IN THE the big wash-up of the global financial crisis, we did not see the demise of too many big financial corporations. Some were too big to be allowed to fail and so were bailed out by the US Government.
Now they are continuing on their merry way.
Sure, Lehman Brothers went to the wall and Fannie May and Freddie Mac went, but so many did not.
You have to wonder whether this seeming immunity from bankruptcy will only encourage them to be even more reckless in the next boom.
Of course, the people who lost most were superannuation holders and small investors who listened to financial advisors and relied on them.
The cycles of booms and busts continues. Do investors ever learn? Will financial advisors ever break the peaks and troughs of exuberant optimism or excessive pessimism?
One of the causes of the global financial crisis was the dismantling of a lot of the regulation that had been put in place after the Great Depression. It was an unholy conspiracy between Republicans who wanted the fetters taken off their financial mates and the Democrats who wanted the poor and down and out to have access to easy housing mortgage money.

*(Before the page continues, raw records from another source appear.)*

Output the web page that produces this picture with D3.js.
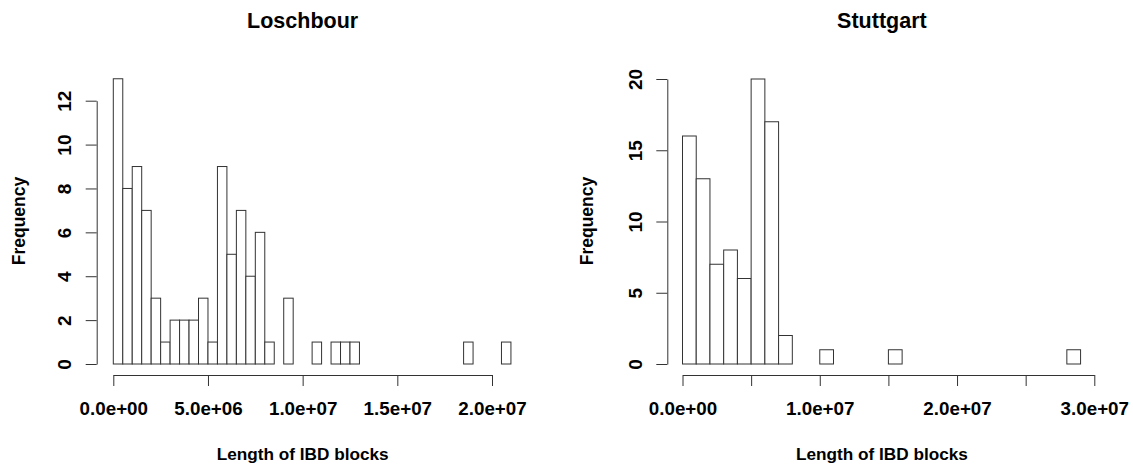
<!DOCTYPE html>
<html>
<head>
<meta charset="utf-8">
<script src="https://cdn.jsdelivr.net/npm/d3@7"></script>
<style>
  body { margin: 0; background: #fff; }
  svg text { font-family: "Liberation Sans", Arial, sans-serif; font-weight: bold; fill: #000; }
</style>
</head>
<body>
<script>
// histogram counts (R hist, 92 blocks each)
var loschbourCounts = [13, 8, 9, 7, 3, 1, 2, 2, 2, 3, 1, 9, 5, 7, 4, 6, 1, 0, 3, 0, 0,
    1, 0, 1, 1, 1, 0, 0, 0, 0, 0, 0, 0, 0, 0, 0, 0, 1, 0, 0, 0, 1]
var loschbourBin = 5e5
var loschbourXTicks = [0, 5e6, 1e7, 1.5e7, 2e7]
var loschbourYTicks = [0, 2, 4, 6, 8, 10, 12]

var stuttgartCounts = [16, 13, 7, 8, 6, 20, 17, 2, 0, 0, 1, 0, 0, 0, 0, 1, 0, 0, 0, 0,
    0, 0, 0, 0, 0, 0, 0, 0, 1]
var stuttgartBin = 1e6
var stuttgartXTicks = [0, 5e6, 1e7, 1.5e7, 2e7, 2.5e7, 3e7]
var stuttgartXLabels = [0, 1e7, 2e7, 3e7]
var stuttgartYTicks = [0, 5, 10, 15, 20]

var width = 1133
var height = 465

var svg = d3.select('body').append('svg')
    .attr('width', width)
    .attr('height', height)

function sci(v) {
    var s = d3.format('.1e')(v)
    return s.replace(/e([+-])(\d)$/, 'e$10$2')
}

function histogram(opts) {
    var g = svg.append('g')

    var x = d3.scaleLinear().domain(opts.xDomain).range(opts.xRange)
    var y = d3.scaleLinear().domain(opts.yDomain).range([364, opts.yTop])

    var bins = opts.counts.map(function(c, i) {
        return { x0: i * opts.bin, x1: (i + 1) * opts.bin, n: c }
    })

    g.append('g')
        .selectAll('rect')
        .data(bins)
        .enter().append('rect')
        .attr('x', function(d) { return x(d.x0) })
        .attr('width', function(d) { return x(d.x1) - x(d.x0) })
        .attr('y', function(d) { return y(d.n) })
        .attr('height', function(d) { return y(0) - y(d.n) })
        .style('fill', 'white')
        .style('stroke', '#333')
        .style('stroke-width', 1)

    // x axis
    var xAxis = g.append('g')
        .attr('transform', 'translate(0,375)')
        .call(d3.axisBottom(x)
            .tickValues(opts.xTicks)
            .tickSize(11)
            .tickSizeOuter(0)
            .tickFormat(function(d) {
                return opts.xLabels.indexOf(d) >= 0 ? sci(d) : ''
            }))
    xAxis.selectAll('text')
        .attr('y', 40)
        .attr('dy', null)
        .style('font-size', '18.8px')

    // y axis, labels turned like R's default las=0
    var yAxis = g.append('g')
        .attr('transform', 'translate(' + opts.yAxisX + ',0)')
        .call(d3.axisLeft(y)
            .tickValues(opts.yTicks)
            .tickSize(11)
            .tickSizeOuter(0))
    yAxis.selectAll('text')
        .attr('transform', 'rotate(-90)')
        .attr('x', 0)
        .attr('y', -25.5)
        .attr('dy', null)
        .attr('text-anchor', 'middle')
        .style('font-size', '19px')

    g.selectAll('.domain, .tick line')
        .style('stroke', '#333')

    var cx = (opts.xRange[0] + opts.xRange[1]) / 2 + opts.titleShift

    g.append('text')
        .attr('x', cx)
        .attr('y', 28)
        .attr('text-anchor', 'middle')
        .style('font-size', '21.5px')
        .text(opts.title)

    g.append('text')
        .attr('x', cx)
        .attr('y', 460)
        .attr('text-anchor', 'middle')
        .style('font-size', '17.2px')
        .text('Length of IBD blocks')

    g.append('text')
        .attr('transform', 'translate(' + opts.freqX + ',221) rotate(-90)')
        .attr('text-anchor', 'middle')
        .style('font-size', '17.5px')
        .text('Frequency')
}

histogram({
    title: 'Loschbour',
    counts: loschbourCounts,
    bin: loschbourBin,
    xDomain: [0, 2e7],
    xRange: [113.3, 492],
    xTicks: loschbourXTicks,
    xLabels: loschbourXTicks,
    yDomain: [0, 12],
    yTop: 100.7,
    yTicks: loschbourYTicks,
    yAxisX: 96.7,
    freqX: 24.5,
    titleShift: 0
})

histogram({
    title: 'Stuttgart',
    counts: stuttgartCounts,
    bin: stuttgartBin,
    xDomain: [0, 3e7],
    xRange: [682.5, 1094.3],
    xTicks: stuttgartXTicks,
    xLabels: stuttgartXLabels,
    yDomain: [0, 20],
    yTop: 79,
    yTicks: stuttgartYTicks,
    yAxisX: 667.3,
    freqX: 592.5,
    titleShift: -6.5
})
</script>
</body>
</html>
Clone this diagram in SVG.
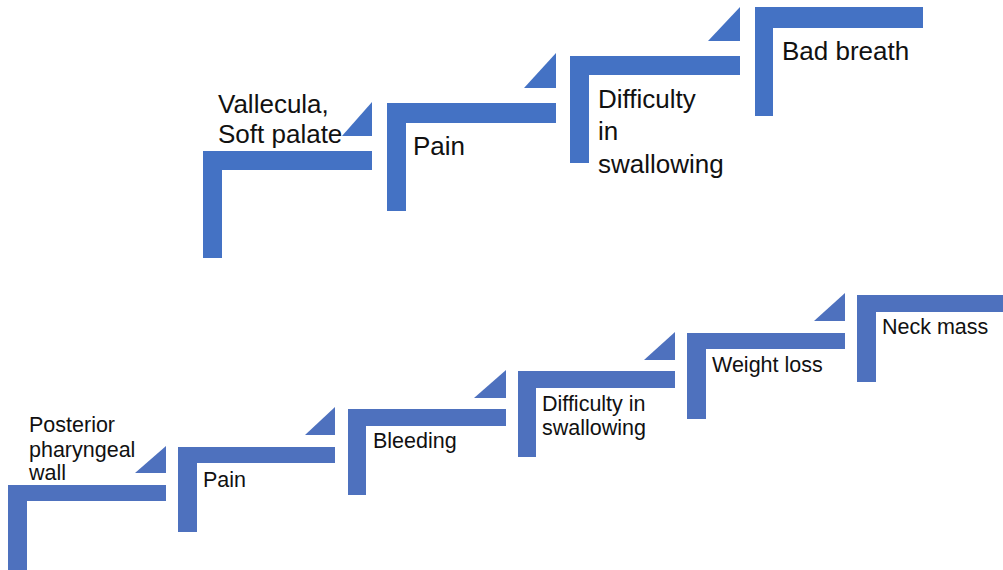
<svg xmlns="http://www.w3.org/2000/svg" width="1003" height="570" viewBox="0 0 1003 570">
<style>
.t{fill:#4472C4}
.b{fill:#4E71BE}
.lt{font-family:"Liberation Sans",Arial,sans-serif;font-size:26px;fill:#111}
.lb{font-family:"Liberation Sans",Arial,sans-serif;font-size:21.5px;fill:#111}
</style>
<rect width="1003" height="570" fill="#fff"/>
<g id="top-step1">
<polygon class="t" points="203,151 372,151 372,170 222,170 222,258 203,258"/>
<polygon class="t" points="342,136 372,102 372,136"/>
<text class="lt" x="218" y="113">Vallecula,</text>
<text class="lt" x="218" y="143">Soft palate</text>
</g>
<g id="top-step2">
<polygon class="t" points="387,103 556,103 556,123 406,123 406,211 387,211"/>
<polygon class="t" points="524,88 556,53 556,88"/>
<text class="lt" x="413" y="155">Pain</text>
</g>
<g id="top-step3">
<polygon class="t" points="570,56 740,56 740,75 589,75 589,163 570,163"/>
<polygon class="t" points="708,41 740,7 740,41"/>
<text class="lt" x="598" y="108">Difficulty</text>
<text class="lt" x="598" y="140">in</text>
<text class="lt" x="598" y="173">swallowing</text>
</g>
<g id="top-step4">
<polygon class="t" points="755,7 923,7 923,28 773,28 773,116 755,116"/>
<text class="lt" x="782" y="60">Bad breath</text>
</g>
<g id="bot-step1">
<polygon class="b" points="8,485 166,485 166,501 27,501 27,570 8,570"/>
<polygon class="b" points="135,473 166,446 166,473"/>
<text class="lb" x="29" y="432">Posterior</text>
<text class="lb" x="29" y="457">pharyngeal</text>
<text class="lb" x="29" y="480">wall</text>
</g>
<g id="bot-step2">
<polygon class="b" points="178,447 335,447 335,463 197,463 197,532 178,532"/>
<polygon class="b" points="305,435 335,407 335,435"/>
<text class="lb" x="203" y="487">Pain</text>
</g>
<g id="bot-step3">
<polygon class="b" points="348,409 506,409 506,426 366,426 366,495 348,495"/>
<polygon class="b" points="474,398 506,370 506,398"/>
<text class="lb" x="373" y="448">Bleeding</text>
</g>
<g id="bot-step4">
<polygon class="b" points="518,371 675,371 675,388 536,388 536,457 518,457"/>
<polygon class="b" points="644,360 675,332 675,360"/>
<text class="lb" x="542" y="411">Difficulty in</text>
<text class="lb" x="542" y="435">swallowing</text>
</g>
<g id="bot-step5">
<polygon class="b" points="687,333 845,333 845,349 706,349 706,419 687,419"/>
<polygon class="b" points="814,321 845,293 845,321"/>
<text class="lb" x="712" y="372">Weight loss</text>
</g>
<g id="bot-step6">
<polygon class="b" points="857,295 1003,295 1003,312 876,312 876,382 857,382"/>
<text class="lb" x="882" y="334">Neck mass</text>
</g>
<g id="connectors"></g>
</svg>
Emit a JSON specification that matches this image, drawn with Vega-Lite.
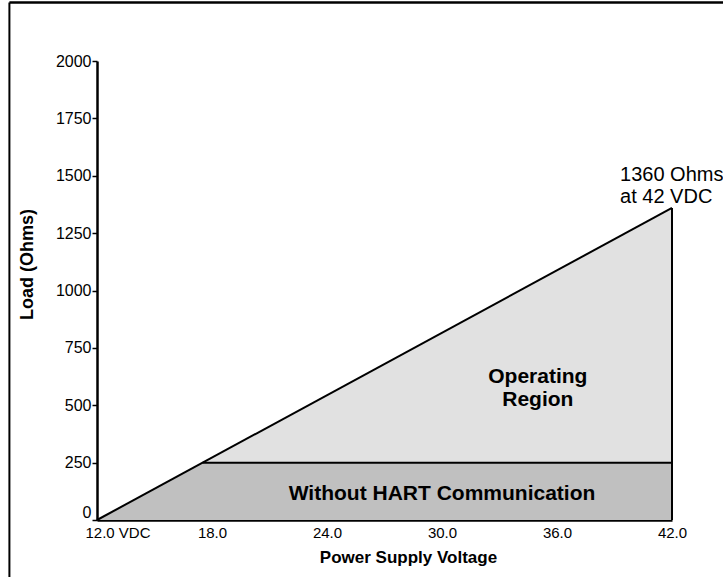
{
  "$schema": "https://vega.github.io/schema/vega-lite/v6.json",
  "width": 575,
  "height": 459,
  "autosize": {"type": "none"},
  "padding": {"left": 97, "top": 61, "right": 51, "bottom": 57},
  "background": "white",
  "config": {
    "view": {"stroke": null},
    "font": "Liberation Sans",
    "text": {"font": "Liberation Sans", "color": "black"}
  },
  "datasets": {
    "regions": [
      {"region": "without", "volts": 12, "load": 0, "base": 0},
      {"region": "without", "volts": 17.51, "load": 250, "base": 0},
      {"region": "without", "volts": 42, "load": 250, "base": 0},
      {"region": "operating", "volts": 17.51, "load": 250, "base": 250},
      {"region": "operating", "volts": 42, "load": 1360, "base": 250}
    ],
    "limit": [
      {"volts": 12, "load": 0},
      {"volts": 42, "load": 1360}
    ],
    "hart": [
      {"volts": 17.51, "volts_end": 42, "load": 250}
    ],
    "notes": [
      {"kind": "region", "text": "Operating", "volts": 35.0, "load": 623},
      {"kind": "region", "text": "Region", "volts": 35.0, "load": 523},
      {"kind": "region", "text": "Without HART Communication", "volts": 30.0, "load": 113},
      {"kind": "limit", "text": "1360 Ohms", "volts": 39.29, "load": 1503},
      {"kind": "limit", "text": "at 42 VDC", "volts": 39.29, "load": 1407}
    ]
  },
  "layer": [
    {
      "data": {"name": "regions"},
      "transform": [{"filter": "datum.region === 'without'"}],
      "mark": {"type": "area", "color": "#c0c0c0", "opacity": 1},
      "encoding": {
        "x": {
          "field": "volts", "type": "quantitative",
          "scale": {"domain": [12, 42], "nice": false, "zero": false},
          "axis": {
            "values": [12, 18, 24, 30, 36, 42],
            "labelExpr": "datum.value === 12 ? '12.0 VDC' : format(datum.value, '.1f')",
            "ticks": false,
            "grid": false,
            "labelFlush": false,
            "labelOverlap": false,
            "labelBound": false,
            "labelFont": "Liberation Sans",
            "labelFontSize": 15,
            "labelColor": "black",
            "labelPadding": 5,
            "labelAlign": {"condition": {"test": "datum.value === 12", "value": "left"}, "value": "center"},
            "labelOffset": {"condition": {"test": "datum.value === 12", "value": -12}, "value": 0},
            "domainColor": "black",
            "domainWidth": 2.5,
            "title": "Power Supply Voltage",
            "titleFont": "Liberation Sans",
            "titleFontSize": 17,
            "titleFontWeight": "bold",
            "titleColor": "black",
            "titleX": 311,
            "titleY": 37,
            "titleAlign": "center",
            "titleBaseline": "middle"
          }
        },
        "y": {
          "field": "load", "type": "quantitative",
          "scale": {"domain": [0, 2000], "nice": false, "zero": false},
          "axis": {
            "values": [0, 250, 500, 750, 1000, 1250, 1500, 1750, 2000],
            "format": "d",
            "grid": false,
            "labelFlush": false,
            "labelOverlap": false,
            "labelFont": "Liberation Sans",
            "labelFontSize": 16,
            "labelColor": "black",
            "labelPadding": 1,
            "labelBaseline": {"condition": {"test": "datum.value === 0", "value": "bottom"}, "value": "middle"},
            "tickSize": 5,
            "tickWidth": 1.5,
            "tickColor": "black",
            "domainColor": "black",
            "domainWidth": 2.5,
            "title": "Load (Ohms)",
            "titleFont": "Liberation Sans",
            "titleFontSize": 18,
            "titleFontWeight": "bold",
            "titleColor": "black",
            "titleAngle": -90,
            "titleX": -70,
            "titleY": 203,
            "titleAlign": "center",
            "titleBaseline": "middle"
          }
        },
        "y2": {"field": "base"}
      }
    },
    {
      "data": {"name": "regions"},
      "transform": [{"filter": "datum.region === 'operating'"}],
      "mark": {"type": "area", "color": "#e1e1e1", "opacity": 1},
      "encoding": {
        "x": {"field": "volts", "type": "quantitative"},
        "y": {"field": "load", "type": "quantitative"},
        "y2": {"field": "base"}
      }
    },
    {
      "data": {"name": "limit"},
      "mark": {"type": "line", "color": "black", "strokeWidth": 2},
      "encoding": {
        "x": {"field": "volts", "type": "quantitative"},
        "y": {"field": "load", "type": "quantitative"}
      }
    },
    {
      "data": {"name": "limit"},
      "transform": [{"filter": "datum.volts === 42"}],
      "mark": {"type": "rule", "color": "black", "strokeWidth": 2},
      "encoding": {
        "x": {"field": "volts", "type": "quantitative"},
        "y": {"field": "load", "type": "quantitative"},
        "y2": {"datum": 0}
      }
    },
    {
      "data": {"name": "hart"},
      "mark": {"type": "rule", "color": "black", "strokeWidth": 2},
      "encoding": {
        "x": {"field": "volts", "type": "quantitative"},
        "x2": {"field": "volts_end"},
        "y": {"field": "load", "type": "quantitative"}
      }
    },
    {
      "data": {"name": "notes"},
      "transform": [{"filter": "datum.kind === 'region'"}],
      "mark": {"type": "text", "fontWeight": "bold", "fontSize": 21, "align": "center", "baseline": "middle", "color": "black"},
      "encoding": {
        "x": {"field": "volts", "type": "quantitative"},
        "y": {"field": "load", "type": "quantitative"},
        "text": {"field": "text"}
      }
    },
    {
      "data": {"name": "notes"},
      "transform": [{"filter": "datum.kind === 'limit'"}],
      "mark": {"type": "text", "fontWeight": "normal", "fontSize": 20, "align": "left", "baseline": "middle", "color": "black"},
      "encoding": {
        "x": {"field": "volts", "type": "quantitative"},
        "y": {"field": "load", "type": "quantitative"},
        "text": {"field": "text"}
      }
    },
    {
      "data": {"values": [{}]},
      "mark": {"type": "rule", "color": "black", "strokeWidth": 2.5},
      "encoding": {
        "x": {"datum": 7.43, "type": "quantitative"},
        "x2": {"datum": 60},
        "y": {"datum": 2255, "type": "quantitative"}
      }
    },
    {
      "data": {"values": [{}]},
      "mark": {"type": "rule", "color": "black", "strokeWidth": 2},
      "encoding": {
        "x": {"datum": 7.43, "type": "quantitative"},
        "y": {"datum": 2255, "type": "quantitative"},
        "y2": {"datum": -400}
      }
    }
  ]
}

Fortunately, Australia did not deregulate. Indeed, a lot of our regulatory requirements are quite tough and they offer a deal of protection.
The law moves exceedingly slowly. And it is now catching up.
This week the Federal Court held Standard and Poor’s rating agency liable for giving a triple A credit rating to a financial product that clearly was not worth triple-A. The Australian local government councils who invested in it lost 90 per cent of their capital.
The court held S and P gave false and misleading information and did not do the job of a competent ratings agency. It awarded the councils about $30 million in damages.
Picture yourself as a town council’s treasurer with cash to invest. The world’s then most respected credit agency gives a financial product a triple-A rating and then the thing goes belly up.
It seemed as if, again, the small fry, the ratepayers, would suffer. They would have to pay higher rates for council services. And the big financial cowboys would go free.
At least until now.
The boom and bust cycles will never be fully broken, but each cycle brings its lessons and mechanisms to ameliorate the excesses. We have never had another Great Depression, for example, even though we have had some severe recessions.
Recent developments have given groups of people who suffer at the hands of big players at least a chance to get their day in court. Hitherto costs have made it prohibitive. But the advent of the litigation funder has made it possible to take on the big boys.
This case was underwritten by litigation funder IMF. IMF will get a 30 per cent slice of the winnings for taking on the risk.
And it was quite a big risk, because it was not a “day” in court, but rather about 37 days — with about 15 counsel, seven of them senior counsel. The costs in a case like that run into millions.
And it is not over. S and P says it will appeal. (I wonder what it rates its chances at!)
It may be slow and costly, but we should not under-estimate the importance of the law in correcting future behaviour.
This case – apparently a world first – will put the frighteners through the ratings industry. And so it should. Ratings agencies make a lot of profit from rating things. They hold themselves out as experts. And people rely on them.
If those people cannot be successfully sued when the ratings are unwarranted, the agencies are making money on false pretences.
Although the amounts involved in this case are small beer to a company like S and P, there will be wider fallout. The case is being watched by others who invested in the same sort of financial products which were given the same sort of ratings.
A case like this also encourages others to come out of the woodwork, making the liability greater. Further, defendants often start to realise that the game is up and that they cannot try to shut out plaintiffs by fighting every case – especially if plaintiffs have access to litigation funders.
The potential liability might be beyond the capacity of the ratings agencies’ to pay. I wonder whether the agencies are changing how they rate themselves.
At the time of the global financial crisis a lot of people asked: what about the ratings agencies?
It has been some time coming, but now we are getting the answer.
DOT DOT DOT
I do like the Melbourne Cup. It is an annual reminder to me of the stupidity of gambling. I put $50 on an ACTTAB cup special each year and in the past decade or so, I am sure my winnings have been less than statutory return to punters of 85 per cent or so.
The more you gamble the more you lose. It is rigged that way.
But I will give ACTTAB its due with one thing. This year, I set up an online account with them – to avoid the Melbourne Cup crush.
It was dead easy. But the website was not set up to take bets on the Cup special which is designed for mugs like me who know little about horses. The special gives you every possible combination of three or more horses.
So with some trepidation I rang the phone number given on the website.
I thought that on Melbourne Cup day the wait was sure to be a long one. Not a bit of it. Instant answer. Directed to the right place. Bet put on by phone with ease.
No transfer to India or the Philippines. No piped music.
Telstra, take note. But I suppose a gambling client is always going to be better looked after than a telco customer at the mercy of a quasi-monopoly.
CRISPIN HULL
This article first appeared in The Canberra Times on 10 November 2012.